Immersing in something bigger

Catalijn Wouters uses her intuition and shows her spiritual experiences and a high degree of sensitivity while working on her painted works on paper and linen. “When I turn off my thoughts, reason and expectations are gone, and I am free. When I research, experiment and sketch without a plan, when I capture something with my brush and remove it, when I cut and paste, the most beautiful things happen,” she says.

 For BLISS Wouters makes four large works on paper measuring 1 x 1.40 meters. She will also show a new box with drawings and paintings in which she incorporates her spiritual experiences. 

As she vividly remembers when she was twelve years old, she climbed, all alone, the steps of an enormous rock. When she reached the top, she found herself face to face with the wild ocean. For her, that was the first spiritual experience at a young age. She felt that there was something bigger than herself that empowers her and that she is a part of. Thus, spirituality is the key to the infinite subconscious. “When I work, something takes over and that feeling is magical. Like I'm not there. Not in a dramatic sense, but precisely in the sense of being absorbed into something bigger.”

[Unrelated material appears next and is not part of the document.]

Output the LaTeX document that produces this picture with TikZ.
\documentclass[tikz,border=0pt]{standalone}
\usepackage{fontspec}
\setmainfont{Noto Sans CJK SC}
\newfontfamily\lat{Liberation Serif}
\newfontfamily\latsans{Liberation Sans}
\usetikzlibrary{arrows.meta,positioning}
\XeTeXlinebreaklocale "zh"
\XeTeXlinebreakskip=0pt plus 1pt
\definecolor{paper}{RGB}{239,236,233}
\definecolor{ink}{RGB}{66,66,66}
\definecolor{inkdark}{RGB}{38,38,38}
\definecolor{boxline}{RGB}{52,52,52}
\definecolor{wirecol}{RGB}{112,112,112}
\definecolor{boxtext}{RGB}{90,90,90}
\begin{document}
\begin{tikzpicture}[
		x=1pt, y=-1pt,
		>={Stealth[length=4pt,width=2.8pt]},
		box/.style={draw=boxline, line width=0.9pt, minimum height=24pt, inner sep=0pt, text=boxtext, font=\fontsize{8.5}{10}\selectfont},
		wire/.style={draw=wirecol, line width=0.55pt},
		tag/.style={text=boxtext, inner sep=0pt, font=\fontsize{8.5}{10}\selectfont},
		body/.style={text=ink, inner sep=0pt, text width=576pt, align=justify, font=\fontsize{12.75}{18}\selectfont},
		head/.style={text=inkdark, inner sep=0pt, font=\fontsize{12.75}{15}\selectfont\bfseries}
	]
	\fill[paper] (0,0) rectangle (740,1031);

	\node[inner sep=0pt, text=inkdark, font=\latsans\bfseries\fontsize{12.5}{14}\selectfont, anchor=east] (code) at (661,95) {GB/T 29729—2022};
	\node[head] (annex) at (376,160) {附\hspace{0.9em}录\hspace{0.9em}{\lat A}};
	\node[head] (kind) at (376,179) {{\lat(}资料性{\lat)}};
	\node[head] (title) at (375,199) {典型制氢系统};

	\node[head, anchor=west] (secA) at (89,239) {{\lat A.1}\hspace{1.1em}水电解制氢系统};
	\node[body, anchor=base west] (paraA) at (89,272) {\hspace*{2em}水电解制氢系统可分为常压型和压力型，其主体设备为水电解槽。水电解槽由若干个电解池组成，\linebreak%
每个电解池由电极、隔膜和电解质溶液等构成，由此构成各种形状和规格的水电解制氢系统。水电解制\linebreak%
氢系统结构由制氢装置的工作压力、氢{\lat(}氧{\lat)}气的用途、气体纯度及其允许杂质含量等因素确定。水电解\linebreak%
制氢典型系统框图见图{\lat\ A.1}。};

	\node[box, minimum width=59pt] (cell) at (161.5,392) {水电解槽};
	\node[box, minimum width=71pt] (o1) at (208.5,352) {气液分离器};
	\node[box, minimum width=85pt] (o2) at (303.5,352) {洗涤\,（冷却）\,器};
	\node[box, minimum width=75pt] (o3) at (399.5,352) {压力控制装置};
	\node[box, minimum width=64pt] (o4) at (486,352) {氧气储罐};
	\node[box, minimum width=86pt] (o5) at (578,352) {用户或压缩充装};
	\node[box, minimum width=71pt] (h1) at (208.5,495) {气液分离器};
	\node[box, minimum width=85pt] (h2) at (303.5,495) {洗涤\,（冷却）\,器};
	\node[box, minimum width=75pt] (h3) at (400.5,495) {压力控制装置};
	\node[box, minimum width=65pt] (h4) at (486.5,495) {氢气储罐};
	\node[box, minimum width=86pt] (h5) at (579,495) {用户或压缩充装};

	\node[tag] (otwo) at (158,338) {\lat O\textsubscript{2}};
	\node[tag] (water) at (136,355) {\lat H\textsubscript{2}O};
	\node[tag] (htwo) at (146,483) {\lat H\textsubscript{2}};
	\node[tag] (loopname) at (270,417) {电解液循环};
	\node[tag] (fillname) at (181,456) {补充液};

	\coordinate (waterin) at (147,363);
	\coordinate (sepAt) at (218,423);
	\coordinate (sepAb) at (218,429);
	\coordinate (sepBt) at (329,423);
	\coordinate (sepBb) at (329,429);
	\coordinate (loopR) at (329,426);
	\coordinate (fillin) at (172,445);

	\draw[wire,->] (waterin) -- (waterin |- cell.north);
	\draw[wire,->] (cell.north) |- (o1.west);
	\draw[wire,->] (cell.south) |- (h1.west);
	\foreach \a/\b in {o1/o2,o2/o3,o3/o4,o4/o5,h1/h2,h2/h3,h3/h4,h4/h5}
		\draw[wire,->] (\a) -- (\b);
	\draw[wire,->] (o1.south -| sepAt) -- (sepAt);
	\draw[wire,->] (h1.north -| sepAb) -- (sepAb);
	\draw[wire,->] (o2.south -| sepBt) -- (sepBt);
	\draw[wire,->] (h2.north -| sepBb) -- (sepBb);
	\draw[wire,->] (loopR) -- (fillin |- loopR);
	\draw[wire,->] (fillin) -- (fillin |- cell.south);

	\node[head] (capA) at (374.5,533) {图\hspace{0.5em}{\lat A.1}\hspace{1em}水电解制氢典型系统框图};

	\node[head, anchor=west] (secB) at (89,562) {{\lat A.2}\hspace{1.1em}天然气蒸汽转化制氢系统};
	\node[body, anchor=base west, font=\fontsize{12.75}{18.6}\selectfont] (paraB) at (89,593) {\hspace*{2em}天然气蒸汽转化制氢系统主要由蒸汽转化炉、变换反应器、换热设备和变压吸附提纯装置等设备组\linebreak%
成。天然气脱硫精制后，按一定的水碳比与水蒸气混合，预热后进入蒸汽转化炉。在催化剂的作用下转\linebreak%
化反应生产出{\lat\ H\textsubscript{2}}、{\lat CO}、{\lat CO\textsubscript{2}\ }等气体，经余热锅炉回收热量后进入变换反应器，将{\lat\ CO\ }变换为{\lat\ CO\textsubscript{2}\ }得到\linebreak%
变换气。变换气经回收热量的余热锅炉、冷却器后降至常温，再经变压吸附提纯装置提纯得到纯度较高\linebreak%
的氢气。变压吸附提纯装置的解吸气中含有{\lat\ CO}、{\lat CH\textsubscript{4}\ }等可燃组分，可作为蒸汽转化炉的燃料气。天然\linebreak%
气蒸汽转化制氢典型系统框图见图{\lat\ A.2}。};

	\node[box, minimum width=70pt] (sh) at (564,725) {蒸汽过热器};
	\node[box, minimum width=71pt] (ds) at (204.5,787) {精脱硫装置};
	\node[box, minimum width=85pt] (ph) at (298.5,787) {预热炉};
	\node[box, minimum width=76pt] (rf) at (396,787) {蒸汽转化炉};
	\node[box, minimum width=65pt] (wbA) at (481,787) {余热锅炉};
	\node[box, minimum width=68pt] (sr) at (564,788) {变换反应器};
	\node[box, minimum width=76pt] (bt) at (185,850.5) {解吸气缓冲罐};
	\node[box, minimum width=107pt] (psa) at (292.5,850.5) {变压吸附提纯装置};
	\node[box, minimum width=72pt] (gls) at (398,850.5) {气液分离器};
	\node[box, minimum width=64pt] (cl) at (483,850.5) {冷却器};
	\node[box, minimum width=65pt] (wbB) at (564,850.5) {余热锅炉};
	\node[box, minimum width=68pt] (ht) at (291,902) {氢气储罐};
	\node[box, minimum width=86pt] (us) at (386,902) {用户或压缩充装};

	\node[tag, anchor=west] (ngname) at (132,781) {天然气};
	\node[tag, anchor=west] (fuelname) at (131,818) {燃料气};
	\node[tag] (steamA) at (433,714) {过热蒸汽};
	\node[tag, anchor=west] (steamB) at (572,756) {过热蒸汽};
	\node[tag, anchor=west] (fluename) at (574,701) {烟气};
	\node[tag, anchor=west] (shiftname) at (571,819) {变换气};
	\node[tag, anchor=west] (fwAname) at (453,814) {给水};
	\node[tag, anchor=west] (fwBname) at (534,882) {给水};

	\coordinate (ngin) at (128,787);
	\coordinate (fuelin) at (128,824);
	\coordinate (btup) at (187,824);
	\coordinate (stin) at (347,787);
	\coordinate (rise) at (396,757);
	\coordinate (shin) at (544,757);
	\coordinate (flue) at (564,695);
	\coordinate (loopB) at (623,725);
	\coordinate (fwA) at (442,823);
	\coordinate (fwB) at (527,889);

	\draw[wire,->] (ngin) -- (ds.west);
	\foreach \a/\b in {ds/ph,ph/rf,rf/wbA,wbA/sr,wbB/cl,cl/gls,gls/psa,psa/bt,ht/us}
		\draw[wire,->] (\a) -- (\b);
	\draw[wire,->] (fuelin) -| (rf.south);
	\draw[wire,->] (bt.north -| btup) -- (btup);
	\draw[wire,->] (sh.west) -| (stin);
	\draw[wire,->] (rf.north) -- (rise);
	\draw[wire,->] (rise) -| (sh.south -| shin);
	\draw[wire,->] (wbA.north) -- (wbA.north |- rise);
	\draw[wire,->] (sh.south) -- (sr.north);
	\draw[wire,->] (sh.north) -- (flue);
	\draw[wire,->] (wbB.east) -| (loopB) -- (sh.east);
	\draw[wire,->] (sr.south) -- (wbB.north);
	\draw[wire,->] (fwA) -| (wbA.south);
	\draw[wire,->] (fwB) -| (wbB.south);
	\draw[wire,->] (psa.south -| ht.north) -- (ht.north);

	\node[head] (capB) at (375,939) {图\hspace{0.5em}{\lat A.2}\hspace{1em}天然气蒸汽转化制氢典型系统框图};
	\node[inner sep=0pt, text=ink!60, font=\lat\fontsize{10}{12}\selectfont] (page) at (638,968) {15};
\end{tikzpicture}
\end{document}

Both as a visual artist and a forest ecologist, Milah van Zuilen aims to bend the disciplines of art and ecology closer together. She uses fieldwork as a method to explore the human urge to understand and divide landscapes. Also central to her work is the square, a shape that characterizes this human perspective on the land.

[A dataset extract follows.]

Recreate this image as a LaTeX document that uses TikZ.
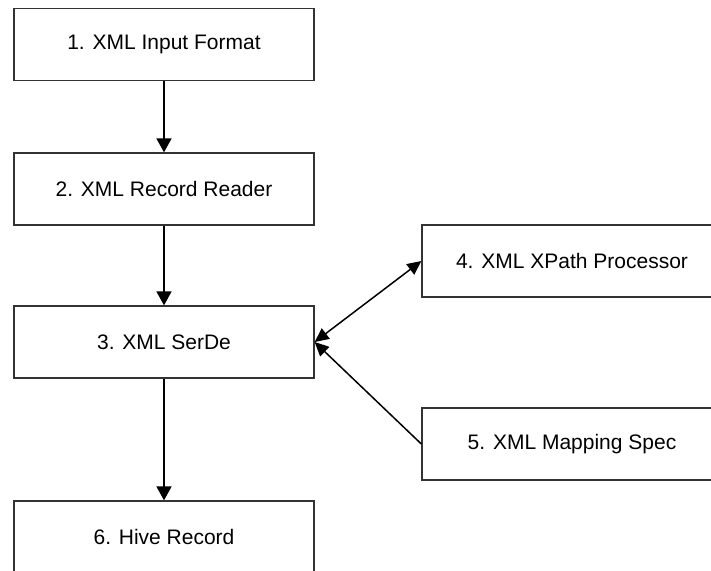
\documentclass[tikz,border=0pt]{standalone}
\usepackage{fontspec}
\setmainfont{Liberation Sans}
\usetikzlibrary{arrows.meta}
\begin{document}
\begin{tikzpicture}[x=1pt,y=-1pt,
  box/.style={draw=black!80, line width=1.3pt, minimum width=300pt, minimum height=72pt, inner sep=0pt, font=\fontsize{21}{25}\selectfont, fill=white},
  flow/.style={line width=1.8pt, -{Triangle[length=14pt,width=15pt]}},
  side/.style={line width=1.5pt, -{Triangle[length=14pt,width=13pt]}}]
\useasboundingbox (0,0) rectangle (711,570);
\clip (0,0) rectangle (711,570);
\node[box] (b1) at (164,44.5) {1. XML Input Format};
\node[box] (b2) at (164,189) {2. XML Record Reader};
\node[box] (b3) at (164,342) {3. XML SerDe};
\node[box] (b4) at (572,261) {4. XML XPath Processor};
\node[box] (b5) at (572,444) {5. XML Mapping Spec};
\node[box] (b6) at (164,537) {6. Hive Record};
\draw[flow] (b1.south) -- (b2.north);
\draw[flow] (b2.south) -- (b3.north);
\draw[flow] (b3.south) -- (b6.north);
\draw[side, {Triangle[length=14pt,width=13pt]}-{Triangle[length=14pt,width=13pt]}] (b3.east) -- (b4.west);
\draw[side] (b5.west) -- (b3.east);
\end{tikzpicture}
\end{document}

“I feel very deeply that nature is everything to me. When I see the destruction of nature, it touches me very much.”

During fieldwork, she gathers leaves, which she transforms into an entanglement of squares and grids. The pieces from this series bring together a range of species from various countries and regions, blurring borders and biomes. The pieces invite the viewer to experience nature’s connectedness.


“My fieldwork feels like a ritual. The process gets me into a meditative state of mind.”